General characteristics
- Class & type: Arabe-class destroyer
- Displacement: 685 t (674 long tons)
- Length: 82.26 m (269 ft 11 in) (o/a); 79.4 m (260 ft 6 in) (p/p);
- Beam: 7.33 m (24 ft 1 in)
- Draft: 2.39 m (7 ft 10 in)
- Installed power: 4 Kampon water-tube boilers; 10,000 PS (7,400 kW; 9,900 shp);
- Propulsion: 3 shafts; 3 triple-expansion steam engines
- Speed: 29 knots (54 km/h; 33 mph)
- Range: 2,000 nmi (3,700 km; 2,300 mi) at 12 knots (22 km/h; 14 mph)
- Complement: 109
- Armament: 1 × single 120 mm (4.7 in) gun; 4 × single 76 mm (3 in) guns; 2 × twin 450 mm (17.7 in) torpedo tubes;

= French destroyer Kabyle =

Destroyer of the French Navy

The French destroyer Kabyle was one of a dozen s built for the French Navy in Japan during the First World War.

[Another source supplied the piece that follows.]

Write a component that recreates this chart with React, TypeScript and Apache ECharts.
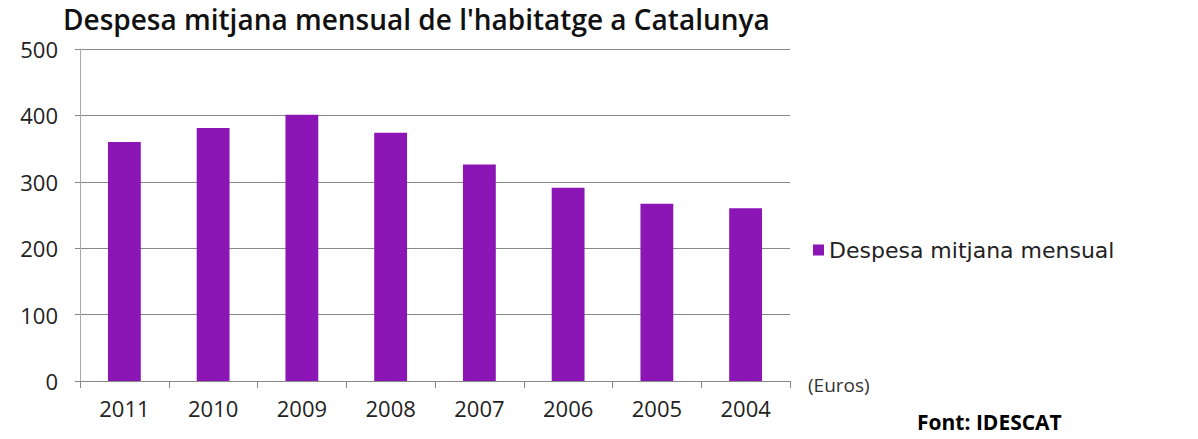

==Design and description==
The Arabe-class ships had an overall length of 82.26 m, a length between perpendiculars of 79.4 m a beam of 7.33 m, and a draft of 2.39 m. The ships displaced 865 t at normal load. They were powered by three vertical triple-expansion steam engines, each driving one propeller shaft, using steam provided by four mixed-firing Kampon Yarrow-type boilers. The engines were designed to produce 10000 PS, which would propel the ships at 29 kn. During their sea trials, the Arabe class reached 29.16–30.44 kn. The ships carried enough coal and fuel oil which gave them a range of 2000 nmi at 12 kn. Their crew consisted of 5 officers and 104 crewmen.

The main armament of the Arabe-class ships was a single Type 41 12 cm gun, mounted before the bridge on the forecastle. Their secondary armament consisted of four Type 41 76 mm guns in single mounts; two of these were positioned abreast the middle funnel and the others were on the centerline further aft. One of these latter guns was on a high-angle mount and served as an anti-aircraft gun. The ships carried two above-water twin mounts for 450 mm torpedo tubes. In 1917–18, a rack for eight 75 kg depth charges was added.

==Construction and career==

Kabyle was ordered from Sasebo Naval Arsenal and was launched on 7 June 1917 and completed on 25 July. She was stricken on 14 June 1936 and subsequently broken up for scrap.